看護教員(と思われる。以下言い切っちゃいます)の女性は、じろり、と 横に一瞥をくれたのです。ワタクシがアフレコをするとすれば、
「うっせいんだよ、あんたら」
と言った感じで。 いやあ、肝が冷えましたねえ。
それで4人組がどうかなったかと思えば、ぜーんぜん、気づいていない ようです。いいぞ。こう言う時ワタクシはこっちに心の声援を送ります。 どうなるのかなあと思っていたら、教員の女性はさらに事あるごとに、 ちらり、ちらりと視線を送っていました。

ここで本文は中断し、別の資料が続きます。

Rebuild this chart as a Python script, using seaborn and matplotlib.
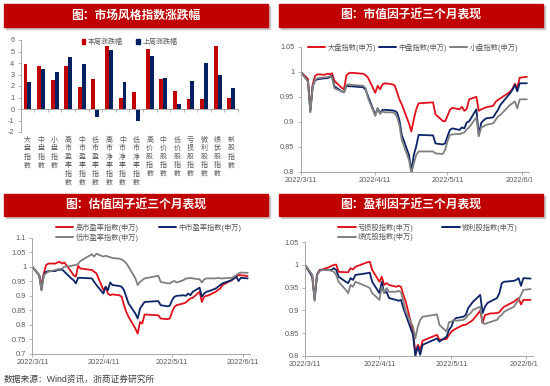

その学校名と記録をワタクシの方にばっちりご開帳したまま。
やがて、4人組の方が先に降りました。最後まで楽しげにお喋りしながら。 この4人組に対してワタクシはうるさくはないと感じたように、他の乗客から も苦情などは出ていませんでした。
つまり、あくまでワタクシの視界だけで言うなら、「うぜえ」と感じて 無言のアピールをしていたのは看護教員さんだけ。しかもその無言の言葉は「恐れ入りますが、少し声を低くして下さいませんこと」 ではなく明らかに「うぜえ」でした。
何が言いたいのか、お分かりいただけましたか。
看護教員の彼女は、横にいた周囲に(と言ってもつまりは自分だ) 無頓着なグループを非難していながら、実に見事にワタクシに対して、 「そういう自分も同類」であることを暴露していたわけなのです。
彼女の職業はこの際どうでもいいかも知れないですが、 ワタクシは何だか、「あたしって看護教員なの、偉い仕事してんのヨ」 さらに「横で無知なお喋りしてんじゃないヨ、偉いあたしの仕事 邪魔すんじゃねーヨ」と言った態度に見えてしまった訳ですね。
確かに人に迷惑をかけるという視点では、お喋りの方がその可能性は 大きいし、彼女は書類を広げて作業していただけで、(オヤツのことを除いては。それだって汚さなければ勝手だと言われれば特に反論はしない) 別段他人の迷惑になる行為はしていなかったと思う。
けれど、他人に対してあからさまな視線を投げかけることの無礼さを全く 意識せず、うるさければはっきりと相手に対して告げればいいものを、 「言わなくてもわかれよ、バーカ」とばかりに睨みを飛ばすなんて、 誠に品のないことだと言わざるを得ません。 日ごろ学生に対して、コミュニケーションうんぬんと説いてる人の姿とは 到底思えません。
これはたまたま見た彼女がそうだからと言って、別に看護職が全員・・・じゃあないと思いたいですけどねええ。でも、事実恥ずかしながら看護職って、・・・な人も多い。 そういうワタクシは先日に続いて買ってしまった「逆説の日本史」に ムチューでした。・・・それだって誰か見てたかもよ、恥ずかし!